Moldando a ordem geopolítica
É essencial reconhecer a dinâmica de poder colonial embutida no direito e nas instituições internacionais, que moldou ativamente a ordem jurídica e geopolítica global de acordo com distinções raciais eurocêntricas e interesses coloniais, desapropriando os povos indígenas de suas terras e direito à autodefesa. Tais distinções estão actualmente a ser utilizadas para racionalizar a guerra e a limpeza étnica em Gaza.
Esses conceitos persistem em várias formas e expressões. Na perspectiva oficial ocidental contemporânea, o mundo não ocidental existe na "selva", como articulado pelo chefe de política externa da UE no ano passado.
Tais descritores são usados não apenas de forma depreciativa, mas também para alcançar objetivos tangíveis: justificar a violência dos colonos como autodefesa e desapropriar os não-europeus - considerados habitantes primitivos da selva - de suas terras e recursos.
Hoje, esses mesmos conceitos são aplicados aos palestinos pelas mesmas razões: despojá-los de suas terras, legitimar o genocídio e a limpeza étnica contra eles e negar-lhes o direito e os meios de se defenderem do colonialismo dos colonos israelenses.
Essa atmosfera genocida mórbida vem se intensificando com o envolvimento direto dos governos ocidentais, que garantiram as condições diplomáticas necessárias e forneceram armamento, capital, inteligência e apoio da mídia a Israel.
Os EUA e a maioria dos governos europeus continuaram a encorajar Israel, mesmo quando suas forças ignoram as Convenções de Genebra, porque sabem que tais regras são geralmente feitas por e para o homem branco.
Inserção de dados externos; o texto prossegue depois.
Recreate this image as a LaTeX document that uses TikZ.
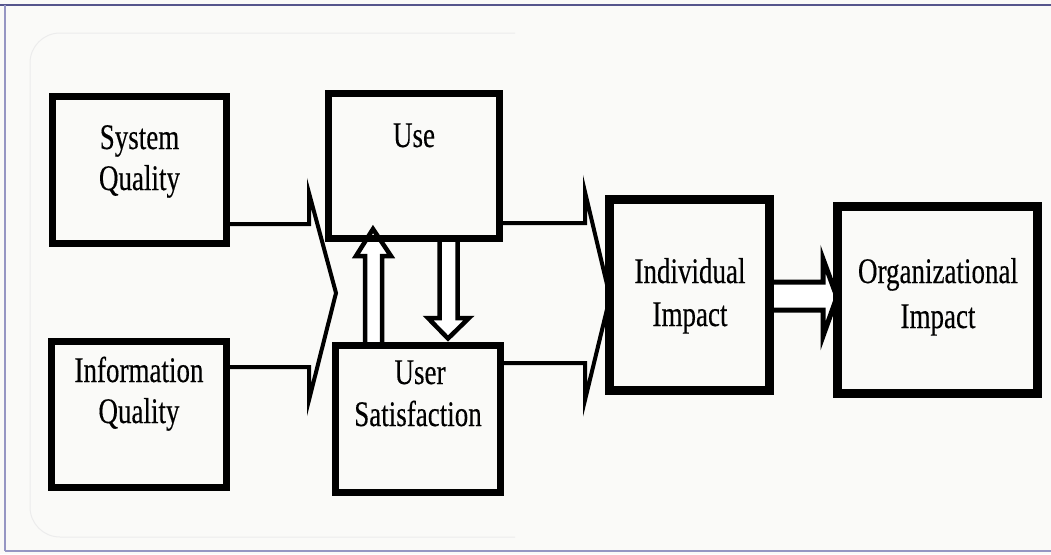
\documentclass[tikz,border=0pt]{standalone}
\usepackage{fontspec}
\setmainfont{Liberation Serif}
\newfontfamily\labelfont[FakeStretch=0.75,FakeBold=0.3]{Liberation Serif}
\definecolor{paper}{RGB}{250,250,248}
\definecolor{frametop}{RGB}{85,85,140}
\definecolor{frameside}{RGB}{150,150,195}
\definecolor{ghost}{RGB}{236,236,236}
\pgfdeclarelayer{bg}
\pgfsetlayers{bg,main}
\begin{document}
\begin{tikzpicture}[x=1pt,y=-1pt,
  box/.style={draw=black, line width=7pt, inner sep=0pt},
  bigbox/.style={box, line width=9pt},
  lbl/.style={font=\labelfont\fontsize{36}{40}\selectfont, anchor=base, inner sep=0pt},
  chevron/.style={draw=black, line width=4pt, line join=miter, miter limit=12},
  hollow/.style={draw=black, fill=white, line width=4.5pt, line join=miter, miter limit=12}
]
\useasboundingbox (0,0) rectangle (1051,554);

% quality, use and satisfaction boxes
\node[box, minimum width=174pt, minimum height=147pt] (sq) at (139.5,170) {};
\node[box, minimum width=171pt, minimum height=145pt] (use) at (414,166) {};
\node[box, minimum width=175pt, minimum height=146pt] (iq) at (139,414.5) {};
\node[box, minimum width=165pt, minimum height=147pt] (us) at (418,419) {};
% impact boxes
\node[bigbox, minimum width=160pt, minimum height=191pt] (ii) at (689.5,295) {};
\node[bigbox, minimum width=200pt, minimum height=187pt] (oi) at (937.5,300) {};

% box labels
\node[lbl] (sq1) at (139.5,149) {System};
\node[lbl] (sq2) at (139.5,190) {Quality};
\node[lbl] (use1) at (414,147) {Use};
\node[lbl] (iq1) at (139,382) {Information};
\node[lbl] (iq2) at (139,423) {Quality};
\node[lbl] (us1) at (420,384) {User};
\node[lbl] (us2) at (418,426) {Satisfaction};
\node[lbl] (ii1) at (690,283) {Individual};
\node[lbl] (ii2) at (690,326) {Impact};
\node[lbl] (oi1) at (938,283) {Organizational};
\node[lbl] (oi2) at (938,328) {Impact};

% bend points of the connectors
\coordinate (a1) at (309,224);  \coordinate (a2) at (309,193);
\coordinate (tip1) at (336,293);
\coordinate (a3) at (309,400);  \coordinate (a4) at (309,367);
\coordinate (b1) at (585,223);  \coordinate (b2) at (585,192);
\coordinate (tip2) at (610,297);
\coordinate (b3) at (585,400);  \coordinate (b4) at (585,363);
\coordinate (u1) at (365,256);  \coordinate (u2) at (356,256);
\coordinate (utip) at (373,229);
\coordinate (u3) at (391,256);  \coordinate (u4) at (382,256);
\coordinate (d1) at (439.5,318); \coordinate (d2) at (428,318);
\coordinate (dtip) at (448,338.5);
\coordinate (d3) at (469,318);  \coordinate (d4) at (457.5,318);
\coordinate (r1) at (823,282);  \coordinate (r2) at (823,259);
\coordinate (rtip) at (837,297);
\coordinate (r3) at (823,336);  \coordinate (r4) at (823,310);

\begin{pgfonlayer}{bg}
  \fill[paper] (0,0) rectangle (1051,554);
  \draw[ghost, line width=1pt, rounded corners=30pt] (515,33) -- (30,33) -- (30,537) -- (515,537);
  % page frame
  \draw[frametop, line width=2.5pt] (0,5) -- (1051,5);
  \draw[frameside, line width=2pt] (5,5) -- (5,551);
  \draw[frameside, line width=2.5pt] (5,551) -- (1051,551);

  % the two qualities feed use and satisfaction
  \draw[chevron] (sq.east |- a1) -- (a1) -- (a2) -- (tip1) -- (a3) -- (a4) -- (iq.east |- a4);
  % use and satisfaction feed individual impact
  \draw[chevron] (use.east |- b1) -- (b1) -- (b2) -- (tip2) -- (b3) -- (b4) -- (us.east |- b4);
  % use <-> user satisfaction
  \draw[hollow] (us.north -| u1) -- (u1) -- (u2) -- (utip) -- (u3) -- (u4) -- (us.north -| u4);
  \draw[hollow] (use.south -| d1) -- (d1) -- (d2) -- (dtip) -- (d3) -- (d4) -- (use.south -| d4);
  % individual -> organizational impact
  \draw[hollow, line width=5pt] (ii.east |- r1) -- (r1) -- (r2) -- (rtip) -- (r3) -- (r4) -- (ii.east |- r4);
\end{pgfonlayer}
\end{tikzpicture}
\end{document}
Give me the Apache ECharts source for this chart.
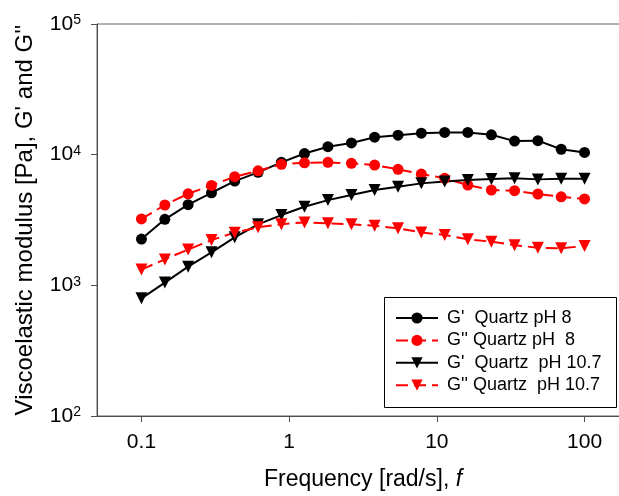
<!DOCTYPE html>
<html>
<head>
<meta charset="utf-8">
<script src="https://cdn.jsdelivr.net/npm/echarts@6/dist/echarts.min.js"></script>
<style>
  html, body { margin: 0; padding: 0; background: #fff; }
  #chart { width: 619px; height: 496px; }
</style>
</head>
<body>
<div id="chart"></div>
<script>
// frequency points [rad/s]
var freq = [0.1, 0.144, 0.207, 0.298, 0.428, 0.616, 0.886, 1.27, 1.83, 2.64,
  3.79, 5.46, 7.85, 11.3, 16.2, 23.4, 33.6, 48.3, 69.5, 100]
// G' and G'' [Pa]
var gp8 = [2260, 3200, 4140, 5110, 6280, 7320, 8730, 10200, 11500, 12300,
  13600, 14100, 14600, 14800, 14800, 14200, 12700, 12800, 11000, 10400]
var gpp8 = [3220, 4120, 5020, 5820, 6780, 7530, 8430, 8670, 8730, 8580,
  8330, 7720, 7110, 6590, 5850, 5360, 5300, 5000, 4760, 4580]
var gp107 = [795, 1050, 1390, 1790, 2330, 2930, 3450, 3990, 4490, 4910,
  5360, 5680, 6030, 6230, 6390, 6510, 6590, 6470, 6540, 6540]
var gpp107 = [1320, 1580, 1880, 2220, 2530, 2780, 2940, 3030, 2980, 2930,
  2860, 2730, 2540, 2430, 2250, 2160, 2030, 1940, 1920, 2000]
var xTicks = [0.1, 1, 10, 100]
var yTicks = [100, 1000, 10000, 100000]
var names = ["G'  Quartz pH 8", "G'' Quartz pH  8", "G'  Quartz  pH 10.7", "G'' Quartz  pH 10.7"]

var font = '"Liberation Sans", Arial, sans-serif'
var axisColor = '#4d4d4d'

function pairs (ys) {
  return freq.map(function (f, i) { return [f, ys[i]] })
}

function makeSeries (name, ys, color, symbol, dashed) {
  return {
    name: name,
    type: 'line',
    data: pairs(ys),
    symbol: symbol,
    symbolSize: symbol === 'circle' ? 11 : 12,
    symbolRotate: symbol === 'triangle' ? 180 : 0,
    itemStyle: { color: color },
    lineStyle: { color: color, width: 2, type: dashed ? [12, 6] : 'solid' },
    emphasis: { disabled: true },
    animation: false
  }
}

var chart = echarts.init(document.getElementById('chart'))
chart.setOption({
  backgroundColor: '#fff',
  textStyle: { fontFamily: font },
  // plot runs past the right edge of the picture (max 200)
  grid: {
    left: 97,
    top: 24,
    width: 532,
    height: 392,
    outerBoundsMode: 'none',
    containLabel: false,
    show: true,
    borderColor: '#666',
    borderWidth: 1
  },
  xAxis: {
    type: 'log',
    logBase: 10,
    min: 0.05,
    max: 200,
    name: 'Frequency [rad/s], {i|f}',
    nameLocation: 'middle',
    nameGap: 52,
    nameTextStyle: {
      fontSize: 23,
      color: '#000',
      fontFamily: font,
      rich: { i: { fontSize: 23, fontStyle: 'italic', color: '#000', fontFamily: font } }
    },
    axisLine: { show: true, lineStyle: { color: axisColor, width: 1 } },
    axisTick: { show: true, inside: false, length: 6, lineStyle: { color: axisColor }, customValues: xTicks },
    axisLabel: {
      fontSize: 21,
      color: '#000',
      margin: 16,
      customValues: xTicks,
      formatter: function (v) { return String(v) }
    },
    splitLine: { show: false },
    minorTick: { show: false }
  },
  yAxis: {
    type: 'log',
    logBase: 10,
    min: 100,
    max: 100000,
    name: "Viscoelastic modulus [Pa], G' and G''",
    nameLocation: 'middle',
    nameGap: 60,
    nameTextStyle: { fontSize: 24, color: '#000', fontFamily: font },
    axisLine: { show: true, lineStyle: { color: axisColor, width: 1 } },
    axisTick: { show: true, inside: false, length: 6, lineStyle: { color: axisColor }, customValues: yTicks },
    axisLabel: {
      fontSize: 21,
      color: '#000',
      margin: 16,
      customValues: yTicks,
      formatter: function (v) {
        return '{b|10}{s|' + Math.round(Math.log10(v)) + '}'
      },
      rich: {
        b: { fontSize: 21, color: '#000', fontFamily: font, lineHeight: 21 },
        s: { fontSize: 14, color: '#000', fontFamily: font, verticalAlign: 'top', lineHeight: 14, padding: [0, 0, 6, 0] }
      }
    },
    splitLine: { show: false },
    minorTick: { show: false }
  },
  legend: {
    orient: 'vertical',
    left: 395,
    top: 308,
    itemWidth: 42,
    itemHeight: 14,
    itemGap: 2.4,
    padding: 0,
    selectedMode: false,
    data: names,
    textStyle: { fontSize: 18, color: '#000', fontFamily: font, lineHeight: 20, padding: [0, 0, 0, 4] }
  },
  graphic: [{
    type: 'rect',
    z: 3,
    shape: { x: 384.5, y: 297.5, width: 232, height: 110 },
    style: { fill: '#fff', stroke: '#000', lineWidth: 1 }
  }],
  series: [
    makeSeries(names[0], gp8, '#000', 'circle', false),
    makeSeries(names[1], gpp8, '#ff0000', 'circle', true),
    makeSeries(names[2], gp107, '#000', 'triangle', false),
    makeSeries(names[3], gpp107, '#ff0000', 'triangle', true)
  ]
})
</script>
</body>
</html>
Como observou o jurista Antony Anghie, as "estruturas básicas do colonialismo" sustentam todas as principais escolas de jurisprudência internacional.
A estrutura eurocolonial entrincheirada que permeia a ordem internacional permitiu e licenciou a espoliação e limpeza étnica dos palestinos desde 1948. Esta não é uma guerra entre Israel e o Hamas; pelo contrário, é uma continuação da violência colono-colonial destinada a arrancar os povos indígenas da Palestina de suas terras.